**Task to carry out:** Return, without pictures, the lines from the start of the data through the one that contains "const physicalPionMass2 = 0.0195;".
☆ ☆ ☆ ☆ ☆
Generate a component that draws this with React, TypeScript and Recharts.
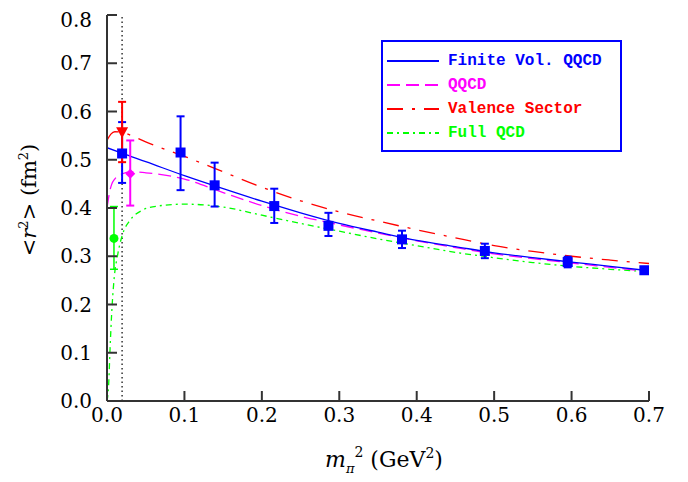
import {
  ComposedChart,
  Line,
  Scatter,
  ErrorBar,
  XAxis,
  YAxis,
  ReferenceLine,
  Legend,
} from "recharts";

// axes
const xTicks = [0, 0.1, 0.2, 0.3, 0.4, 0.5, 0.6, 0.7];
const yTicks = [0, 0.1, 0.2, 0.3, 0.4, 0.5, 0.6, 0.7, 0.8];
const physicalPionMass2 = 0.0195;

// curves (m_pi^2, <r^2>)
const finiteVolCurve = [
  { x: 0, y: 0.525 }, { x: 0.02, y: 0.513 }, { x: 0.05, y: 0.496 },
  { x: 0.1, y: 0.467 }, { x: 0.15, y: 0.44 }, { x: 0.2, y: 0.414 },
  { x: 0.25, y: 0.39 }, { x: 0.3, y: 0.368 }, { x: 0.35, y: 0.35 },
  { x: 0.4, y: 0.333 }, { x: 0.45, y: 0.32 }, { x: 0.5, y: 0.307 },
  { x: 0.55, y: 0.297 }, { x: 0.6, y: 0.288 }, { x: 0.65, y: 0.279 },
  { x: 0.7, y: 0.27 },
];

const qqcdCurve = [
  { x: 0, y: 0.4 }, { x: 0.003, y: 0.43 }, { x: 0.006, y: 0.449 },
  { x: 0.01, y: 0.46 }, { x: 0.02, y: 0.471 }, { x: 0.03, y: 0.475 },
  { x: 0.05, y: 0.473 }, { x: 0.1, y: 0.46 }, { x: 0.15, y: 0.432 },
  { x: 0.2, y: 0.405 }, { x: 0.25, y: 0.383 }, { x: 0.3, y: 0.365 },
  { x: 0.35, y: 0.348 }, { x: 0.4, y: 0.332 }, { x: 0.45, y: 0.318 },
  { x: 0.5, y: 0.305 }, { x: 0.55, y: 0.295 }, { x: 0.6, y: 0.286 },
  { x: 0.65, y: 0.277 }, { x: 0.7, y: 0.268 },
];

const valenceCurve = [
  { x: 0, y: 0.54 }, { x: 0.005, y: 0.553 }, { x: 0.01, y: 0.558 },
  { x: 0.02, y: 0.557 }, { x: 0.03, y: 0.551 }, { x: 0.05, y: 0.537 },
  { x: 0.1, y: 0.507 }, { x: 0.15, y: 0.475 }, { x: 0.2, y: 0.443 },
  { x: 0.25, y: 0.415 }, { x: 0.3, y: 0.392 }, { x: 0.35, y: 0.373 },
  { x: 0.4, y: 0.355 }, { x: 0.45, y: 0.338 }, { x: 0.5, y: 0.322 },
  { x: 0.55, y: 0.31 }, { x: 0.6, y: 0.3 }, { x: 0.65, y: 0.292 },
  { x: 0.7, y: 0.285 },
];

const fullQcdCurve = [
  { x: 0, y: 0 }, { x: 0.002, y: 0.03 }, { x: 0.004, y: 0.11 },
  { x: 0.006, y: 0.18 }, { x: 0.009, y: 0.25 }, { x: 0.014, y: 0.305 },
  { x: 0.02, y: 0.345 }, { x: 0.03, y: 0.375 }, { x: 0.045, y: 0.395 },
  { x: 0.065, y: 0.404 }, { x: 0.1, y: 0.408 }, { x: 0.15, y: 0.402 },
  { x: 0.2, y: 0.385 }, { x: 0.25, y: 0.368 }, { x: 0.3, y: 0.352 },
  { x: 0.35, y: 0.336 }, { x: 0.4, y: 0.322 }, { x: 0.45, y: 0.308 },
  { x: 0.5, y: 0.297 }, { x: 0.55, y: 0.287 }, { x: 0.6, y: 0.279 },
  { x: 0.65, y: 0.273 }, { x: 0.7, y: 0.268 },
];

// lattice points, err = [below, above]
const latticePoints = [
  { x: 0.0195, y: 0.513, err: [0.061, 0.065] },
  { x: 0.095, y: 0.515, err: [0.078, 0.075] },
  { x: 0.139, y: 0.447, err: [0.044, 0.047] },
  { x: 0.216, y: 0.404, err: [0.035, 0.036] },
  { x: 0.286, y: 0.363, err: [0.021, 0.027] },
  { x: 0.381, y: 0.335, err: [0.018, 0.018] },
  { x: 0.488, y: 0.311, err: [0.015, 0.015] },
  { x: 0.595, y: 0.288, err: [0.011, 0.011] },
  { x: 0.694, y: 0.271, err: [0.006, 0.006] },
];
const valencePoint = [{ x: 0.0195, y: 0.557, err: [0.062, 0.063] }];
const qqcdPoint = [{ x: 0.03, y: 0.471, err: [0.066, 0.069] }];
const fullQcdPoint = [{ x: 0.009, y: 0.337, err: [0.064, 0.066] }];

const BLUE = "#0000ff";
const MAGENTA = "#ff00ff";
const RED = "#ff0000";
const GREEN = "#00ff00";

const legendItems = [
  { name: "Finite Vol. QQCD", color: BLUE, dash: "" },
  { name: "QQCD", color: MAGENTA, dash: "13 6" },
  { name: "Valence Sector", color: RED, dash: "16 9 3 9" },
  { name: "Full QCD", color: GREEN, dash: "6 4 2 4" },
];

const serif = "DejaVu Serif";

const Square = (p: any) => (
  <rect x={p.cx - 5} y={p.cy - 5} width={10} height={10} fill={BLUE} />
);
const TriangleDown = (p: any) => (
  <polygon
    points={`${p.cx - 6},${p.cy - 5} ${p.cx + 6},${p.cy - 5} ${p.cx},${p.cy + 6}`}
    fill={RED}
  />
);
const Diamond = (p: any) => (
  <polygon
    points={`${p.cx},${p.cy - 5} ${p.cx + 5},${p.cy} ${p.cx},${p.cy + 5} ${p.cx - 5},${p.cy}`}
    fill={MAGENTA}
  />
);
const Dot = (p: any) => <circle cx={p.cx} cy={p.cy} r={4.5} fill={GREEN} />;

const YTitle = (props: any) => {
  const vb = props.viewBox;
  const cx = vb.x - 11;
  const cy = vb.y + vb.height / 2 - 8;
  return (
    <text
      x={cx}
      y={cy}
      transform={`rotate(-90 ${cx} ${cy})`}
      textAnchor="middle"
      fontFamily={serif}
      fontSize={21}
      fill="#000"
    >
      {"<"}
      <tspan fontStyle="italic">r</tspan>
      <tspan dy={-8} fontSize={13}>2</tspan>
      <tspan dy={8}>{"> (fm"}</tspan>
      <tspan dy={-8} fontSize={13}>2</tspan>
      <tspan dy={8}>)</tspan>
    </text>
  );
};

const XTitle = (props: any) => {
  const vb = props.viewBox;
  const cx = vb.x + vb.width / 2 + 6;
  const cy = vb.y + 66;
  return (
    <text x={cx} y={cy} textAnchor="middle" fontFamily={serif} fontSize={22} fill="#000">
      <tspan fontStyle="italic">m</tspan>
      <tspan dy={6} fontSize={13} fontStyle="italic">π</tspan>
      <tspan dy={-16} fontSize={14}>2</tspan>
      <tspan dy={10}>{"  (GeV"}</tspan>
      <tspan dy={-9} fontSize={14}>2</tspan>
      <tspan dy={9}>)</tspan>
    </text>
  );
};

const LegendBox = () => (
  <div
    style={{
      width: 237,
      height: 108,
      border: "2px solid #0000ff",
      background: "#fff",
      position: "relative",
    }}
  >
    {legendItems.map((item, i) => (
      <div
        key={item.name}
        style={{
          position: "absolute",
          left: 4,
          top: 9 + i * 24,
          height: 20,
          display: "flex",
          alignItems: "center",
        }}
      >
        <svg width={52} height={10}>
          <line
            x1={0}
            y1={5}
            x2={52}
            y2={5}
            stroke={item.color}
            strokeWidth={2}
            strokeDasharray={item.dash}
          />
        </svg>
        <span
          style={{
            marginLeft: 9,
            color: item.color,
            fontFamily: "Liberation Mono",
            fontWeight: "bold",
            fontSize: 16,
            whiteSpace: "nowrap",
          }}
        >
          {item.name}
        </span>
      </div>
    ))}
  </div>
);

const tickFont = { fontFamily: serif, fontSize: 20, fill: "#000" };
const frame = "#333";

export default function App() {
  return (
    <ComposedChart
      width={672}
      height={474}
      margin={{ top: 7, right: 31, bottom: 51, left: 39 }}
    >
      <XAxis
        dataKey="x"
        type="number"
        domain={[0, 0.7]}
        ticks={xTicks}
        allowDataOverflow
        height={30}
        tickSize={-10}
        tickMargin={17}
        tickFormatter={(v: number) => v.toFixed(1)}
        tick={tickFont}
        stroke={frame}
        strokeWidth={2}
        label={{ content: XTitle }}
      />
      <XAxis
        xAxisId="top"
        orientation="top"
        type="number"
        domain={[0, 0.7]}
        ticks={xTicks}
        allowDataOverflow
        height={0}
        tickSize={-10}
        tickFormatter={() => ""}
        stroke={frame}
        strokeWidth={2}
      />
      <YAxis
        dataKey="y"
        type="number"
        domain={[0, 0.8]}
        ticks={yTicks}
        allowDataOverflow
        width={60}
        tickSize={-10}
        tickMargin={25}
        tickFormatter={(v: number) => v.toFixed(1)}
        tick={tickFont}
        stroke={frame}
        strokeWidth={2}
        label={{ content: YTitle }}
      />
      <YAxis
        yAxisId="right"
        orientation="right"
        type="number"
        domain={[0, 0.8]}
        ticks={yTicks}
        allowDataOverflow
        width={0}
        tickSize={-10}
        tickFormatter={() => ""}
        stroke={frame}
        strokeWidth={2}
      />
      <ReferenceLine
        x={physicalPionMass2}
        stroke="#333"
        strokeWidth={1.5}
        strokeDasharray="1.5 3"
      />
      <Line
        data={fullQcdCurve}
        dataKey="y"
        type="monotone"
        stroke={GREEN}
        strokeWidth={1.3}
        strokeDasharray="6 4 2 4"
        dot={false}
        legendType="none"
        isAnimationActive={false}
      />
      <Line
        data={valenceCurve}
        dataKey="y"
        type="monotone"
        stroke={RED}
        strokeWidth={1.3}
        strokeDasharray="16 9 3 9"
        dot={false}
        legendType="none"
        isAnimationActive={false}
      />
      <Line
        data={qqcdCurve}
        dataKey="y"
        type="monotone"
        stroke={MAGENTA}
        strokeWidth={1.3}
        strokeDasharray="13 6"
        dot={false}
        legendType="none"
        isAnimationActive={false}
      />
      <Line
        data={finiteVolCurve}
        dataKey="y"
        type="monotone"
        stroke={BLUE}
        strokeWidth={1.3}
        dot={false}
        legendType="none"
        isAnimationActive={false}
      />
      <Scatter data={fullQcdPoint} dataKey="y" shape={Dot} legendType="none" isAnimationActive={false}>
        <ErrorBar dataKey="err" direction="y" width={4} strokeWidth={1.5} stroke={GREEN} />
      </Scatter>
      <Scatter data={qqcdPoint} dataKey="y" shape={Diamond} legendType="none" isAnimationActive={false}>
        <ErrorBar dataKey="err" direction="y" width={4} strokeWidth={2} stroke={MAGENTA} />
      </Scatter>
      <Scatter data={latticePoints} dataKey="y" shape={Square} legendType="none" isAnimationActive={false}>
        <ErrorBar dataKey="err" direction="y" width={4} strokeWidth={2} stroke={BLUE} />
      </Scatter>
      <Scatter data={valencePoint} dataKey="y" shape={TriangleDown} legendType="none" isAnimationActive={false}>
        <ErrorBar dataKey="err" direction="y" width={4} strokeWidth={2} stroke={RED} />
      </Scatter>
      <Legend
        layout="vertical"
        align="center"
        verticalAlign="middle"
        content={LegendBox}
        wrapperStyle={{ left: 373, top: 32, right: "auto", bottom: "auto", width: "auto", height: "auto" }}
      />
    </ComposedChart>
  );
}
☆ ☆ ☆ ☆ ☆
**Right answer:**
Generate a component that draws this with React, TypeScript and Recharts.
import {
  ComposedChart,
  Line,
  Scatter,
  ErrorBar,
  XAxis,
  YAxis,
  ReferenceLine,
  Legend,
} from "recharts";

// axes
const xTicks = [0, 0.1, 0.2, 0.3, 0.4, 0.5, 0.6, 0.7];
const yTicks = [0, 0.1, 0.2, 0.3, 0.4, 0.5, 0.6, 0.7, 0.8];
const physicalPionMass2 = 0.0195;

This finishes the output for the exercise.